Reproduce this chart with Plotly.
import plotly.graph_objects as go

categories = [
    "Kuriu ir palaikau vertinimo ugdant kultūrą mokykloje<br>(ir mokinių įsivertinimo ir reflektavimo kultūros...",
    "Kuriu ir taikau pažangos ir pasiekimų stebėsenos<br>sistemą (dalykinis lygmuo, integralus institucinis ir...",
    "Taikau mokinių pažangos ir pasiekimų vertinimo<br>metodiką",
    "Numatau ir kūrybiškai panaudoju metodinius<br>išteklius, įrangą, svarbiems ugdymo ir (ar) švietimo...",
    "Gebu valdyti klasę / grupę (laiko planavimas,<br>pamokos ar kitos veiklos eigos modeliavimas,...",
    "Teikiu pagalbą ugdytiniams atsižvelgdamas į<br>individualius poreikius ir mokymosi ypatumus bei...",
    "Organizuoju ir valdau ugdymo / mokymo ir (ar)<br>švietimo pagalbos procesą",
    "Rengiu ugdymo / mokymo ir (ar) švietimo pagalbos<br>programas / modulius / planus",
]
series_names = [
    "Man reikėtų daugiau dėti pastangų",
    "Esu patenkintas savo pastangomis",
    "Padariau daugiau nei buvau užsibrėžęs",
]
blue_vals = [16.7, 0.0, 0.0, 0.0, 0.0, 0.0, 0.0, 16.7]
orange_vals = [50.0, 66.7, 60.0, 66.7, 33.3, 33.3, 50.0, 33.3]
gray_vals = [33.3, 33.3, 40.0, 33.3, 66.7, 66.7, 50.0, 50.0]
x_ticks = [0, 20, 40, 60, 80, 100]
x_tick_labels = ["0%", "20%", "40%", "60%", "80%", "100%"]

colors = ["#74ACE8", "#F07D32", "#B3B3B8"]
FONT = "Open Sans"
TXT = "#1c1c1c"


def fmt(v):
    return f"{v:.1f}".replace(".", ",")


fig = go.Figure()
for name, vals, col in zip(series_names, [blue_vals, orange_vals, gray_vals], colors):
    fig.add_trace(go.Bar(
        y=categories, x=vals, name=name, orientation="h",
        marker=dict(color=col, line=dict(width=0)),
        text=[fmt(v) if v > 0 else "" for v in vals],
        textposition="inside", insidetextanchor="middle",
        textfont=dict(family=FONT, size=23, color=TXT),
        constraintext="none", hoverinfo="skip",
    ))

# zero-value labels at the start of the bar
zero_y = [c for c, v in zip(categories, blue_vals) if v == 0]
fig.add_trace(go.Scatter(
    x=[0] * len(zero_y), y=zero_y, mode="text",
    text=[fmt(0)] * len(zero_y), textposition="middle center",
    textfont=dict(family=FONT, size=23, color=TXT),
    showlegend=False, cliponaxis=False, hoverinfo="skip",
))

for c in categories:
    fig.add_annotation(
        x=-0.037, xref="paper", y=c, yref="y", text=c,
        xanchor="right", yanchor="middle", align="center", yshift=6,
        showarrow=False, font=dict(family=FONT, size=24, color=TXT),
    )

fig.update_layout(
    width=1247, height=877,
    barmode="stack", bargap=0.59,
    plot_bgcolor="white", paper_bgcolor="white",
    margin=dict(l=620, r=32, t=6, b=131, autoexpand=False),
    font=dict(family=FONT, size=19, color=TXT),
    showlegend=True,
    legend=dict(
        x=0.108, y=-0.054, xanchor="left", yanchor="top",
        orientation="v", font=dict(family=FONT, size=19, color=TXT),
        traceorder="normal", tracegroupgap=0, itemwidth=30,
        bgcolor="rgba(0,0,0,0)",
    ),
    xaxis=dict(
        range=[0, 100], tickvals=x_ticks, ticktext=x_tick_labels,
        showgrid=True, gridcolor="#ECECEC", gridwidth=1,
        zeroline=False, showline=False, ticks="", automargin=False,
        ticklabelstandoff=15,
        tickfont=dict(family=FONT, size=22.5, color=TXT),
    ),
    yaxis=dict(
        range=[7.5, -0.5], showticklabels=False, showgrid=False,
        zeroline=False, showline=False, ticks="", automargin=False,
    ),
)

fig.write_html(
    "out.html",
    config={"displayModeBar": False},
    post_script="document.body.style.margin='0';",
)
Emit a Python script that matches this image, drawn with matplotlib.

SET TASK | Please give an exact restatement of only the lines from the beginning of the material above to the line with "import plotly.graph_objects as go", inclusive.

EXERCISE ANSWER |
Reproduce this chart with Plotly.
import plotly.graph_objects as go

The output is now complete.